DO THIS: Provide a single number: the count of lines containing the string "diagram".

EXTRACTED MATERIAL:
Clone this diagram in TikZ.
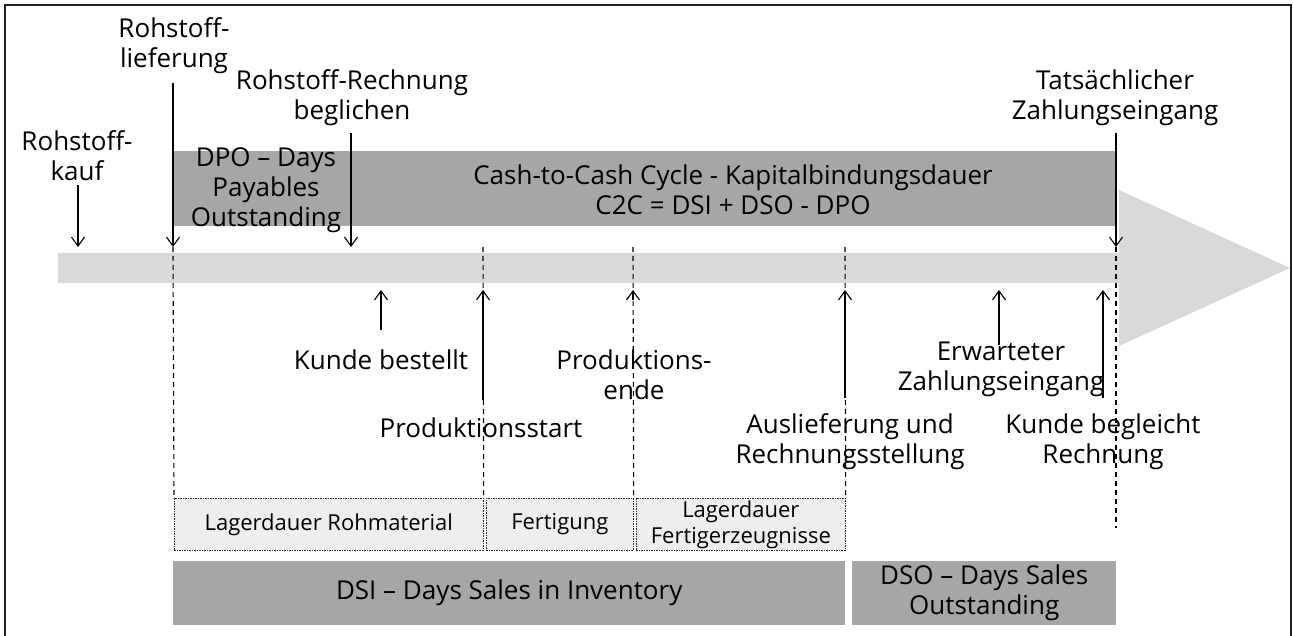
* * *
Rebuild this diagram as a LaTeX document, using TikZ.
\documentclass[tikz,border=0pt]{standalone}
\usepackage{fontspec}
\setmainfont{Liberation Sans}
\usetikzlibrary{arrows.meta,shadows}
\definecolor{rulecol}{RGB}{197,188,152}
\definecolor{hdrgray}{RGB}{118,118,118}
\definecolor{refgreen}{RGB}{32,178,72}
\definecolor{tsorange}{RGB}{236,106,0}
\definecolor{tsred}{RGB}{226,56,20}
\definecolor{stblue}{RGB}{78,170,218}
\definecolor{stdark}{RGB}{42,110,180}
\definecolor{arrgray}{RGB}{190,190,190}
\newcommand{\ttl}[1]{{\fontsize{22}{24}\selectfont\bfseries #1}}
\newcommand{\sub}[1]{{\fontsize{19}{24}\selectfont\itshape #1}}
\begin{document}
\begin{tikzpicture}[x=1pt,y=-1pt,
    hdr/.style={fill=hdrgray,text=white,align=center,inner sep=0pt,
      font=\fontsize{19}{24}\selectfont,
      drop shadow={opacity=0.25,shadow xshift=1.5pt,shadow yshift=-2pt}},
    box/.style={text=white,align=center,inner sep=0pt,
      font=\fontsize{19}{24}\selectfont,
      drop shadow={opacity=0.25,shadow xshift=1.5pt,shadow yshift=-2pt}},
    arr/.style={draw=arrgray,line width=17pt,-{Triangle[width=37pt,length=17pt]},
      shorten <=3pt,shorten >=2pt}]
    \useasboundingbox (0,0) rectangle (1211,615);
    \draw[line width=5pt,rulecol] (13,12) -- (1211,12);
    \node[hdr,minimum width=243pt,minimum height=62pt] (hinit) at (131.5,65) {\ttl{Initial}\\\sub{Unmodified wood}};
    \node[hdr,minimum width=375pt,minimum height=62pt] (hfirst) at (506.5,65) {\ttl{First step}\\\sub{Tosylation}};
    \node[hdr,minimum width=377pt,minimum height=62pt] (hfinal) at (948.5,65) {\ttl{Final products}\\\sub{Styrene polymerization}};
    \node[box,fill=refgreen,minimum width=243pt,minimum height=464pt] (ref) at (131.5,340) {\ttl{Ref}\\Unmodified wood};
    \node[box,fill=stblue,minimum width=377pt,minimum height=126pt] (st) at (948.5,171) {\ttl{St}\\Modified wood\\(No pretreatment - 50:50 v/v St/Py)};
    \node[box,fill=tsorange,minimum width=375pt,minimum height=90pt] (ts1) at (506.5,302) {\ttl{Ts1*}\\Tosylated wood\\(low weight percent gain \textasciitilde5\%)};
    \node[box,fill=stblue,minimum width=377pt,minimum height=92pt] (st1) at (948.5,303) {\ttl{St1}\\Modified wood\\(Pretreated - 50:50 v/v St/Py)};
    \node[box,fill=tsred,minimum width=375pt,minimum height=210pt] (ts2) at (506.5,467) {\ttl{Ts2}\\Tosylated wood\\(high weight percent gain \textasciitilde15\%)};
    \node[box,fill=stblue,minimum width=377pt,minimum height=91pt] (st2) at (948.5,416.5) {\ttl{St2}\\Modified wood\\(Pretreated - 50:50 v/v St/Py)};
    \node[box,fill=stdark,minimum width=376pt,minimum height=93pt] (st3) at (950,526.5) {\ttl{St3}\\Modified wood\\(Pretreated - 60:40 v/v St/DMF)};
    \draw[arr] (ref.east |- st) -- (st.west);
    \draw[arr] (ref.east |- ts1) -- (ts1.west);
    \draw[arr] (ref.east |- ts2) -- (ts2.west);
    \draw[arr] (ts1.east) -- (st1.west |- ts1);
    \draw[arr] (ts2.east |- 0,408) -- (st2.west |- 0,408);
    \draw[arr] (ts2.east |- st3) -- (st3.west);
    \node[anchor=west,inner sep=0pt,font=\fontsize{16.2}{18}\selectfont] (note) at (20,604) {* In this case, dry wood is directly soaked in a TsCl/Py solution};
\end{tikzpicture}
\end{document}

SOLUTION FOR THIS PROBLEM: 2